Branching Out and Zooming In
This morning, since I found myself with ten extra minutes before I needed to leave for school, I opened the window, clicked in the telephoto, and snapped away. Practically the first thing I saw was a Baltimore Oriole in a treetop level with the second floor.
I’ve been photographing the dogs and writing about them for a while, but that’s hardly my only interest and hardly the only thing in my life I might want to take a picture of and share with other folks. The telephoto lens brings a few more subjects in range.
Back in the winter, we put up a little bird feeder on the second floor porch, and I pulled the screen out of the biggest window in the front of the house so I could take pictures of birds at the feeder. I also cleaned both the inside and the outside of the window.

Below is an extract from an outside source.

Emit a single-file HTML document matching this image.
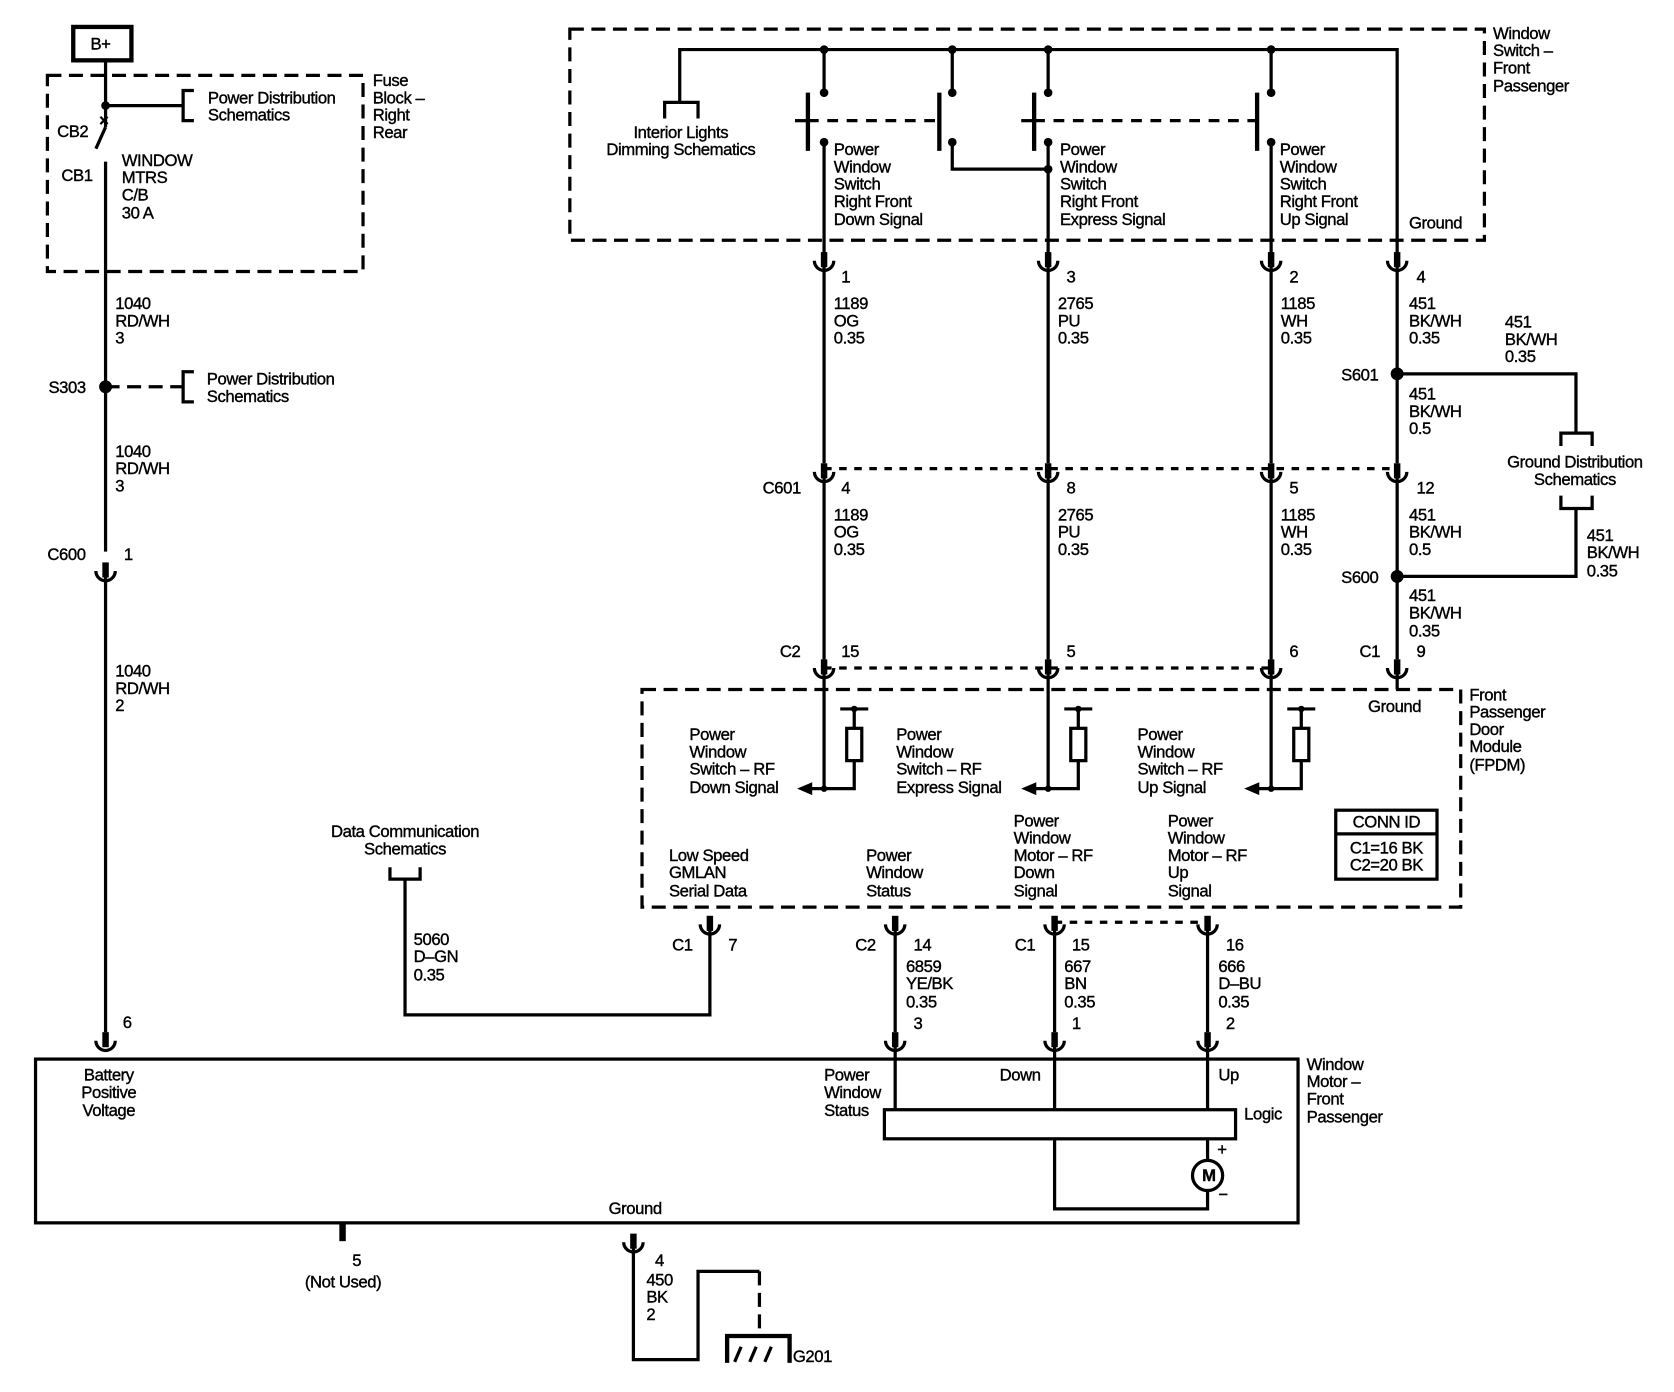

I had the window wide open for these pictures, though, since even clean glass will take the crispness off a feather.
This female Downy Woodpecker has taken a shine to the black oil sunflower seeds we serve up on our porch and she can be pugnacious about pushing off the finches and titmice. She certainly isn’t skittish about the shutter clicking wildly only a few feet away from her.
The House Finches are also exceedingly fond of the Sunflower seeds, and are equally happy perched on the feeder or running cleanup duty on the railing.
What would a New England feeder be without a Tufted Titmouse to visit it from time to time?